Transparency and profitability
According to RGB, research carried out on citizens’ perception on governance and service delivery by local government entities in 2016 showed that 34.6 per cent of citizens believed that some deserving residents did not get cows, while 28.1 per cent said some beneficiaries did not deserve.
Rwanda Agriculture Board announced in October last year that it had recovered 2,437 cows out of the 5,241 that had been irregularly distributed as some ended in the hands of the wrong beneficiaries, while others were sold by beneficiaries.
Beneficiaries of Girinka are Rwandans in the first and second Ubudehe social stratification categories, meaning those who are financially vulnerable.
About 16 per cent of Rwandans are in the category, information from Rwanda Governance Board (RGB) shows.

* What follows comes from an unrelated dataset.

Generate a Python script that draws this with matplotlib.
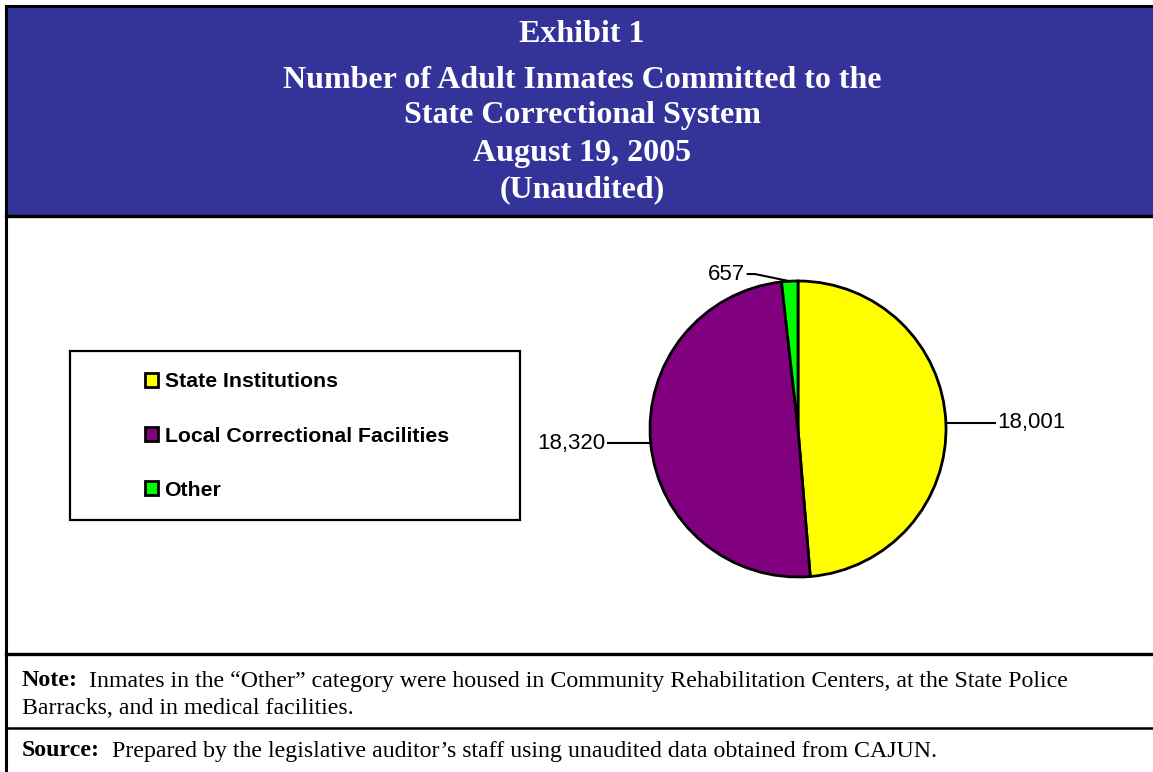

RGB chief executive Anstase Shyaka said civil society organisations meant to implement the programme would use their experience and skills in social development initiatives to guarantee impressive results.
Rwanda Development Organisation executive secretary Eugene Rwibasira said the civil society’s cooperation would also provide fodder seeds, management, income generation and project proposal development.
Heifer International Rwanda country director Charles Kayumba said they will also get involved in value chains to link farmers to the market, link the farmers with service providers and financial institutions.
“It’s not just a question of putting the cow in the hands of a farmer, but also accompanying the farmer to make sure that the cow has an impact on the family and the nation as well,” he said.
Figures from MINAGRI show that milk production in the country increased from 7,000 tonnes in 1994 to over 700,000 tonnes.
Girinka was initiated in 2006 as one of Rwanda’s homegrown solutions to socio-economic problems.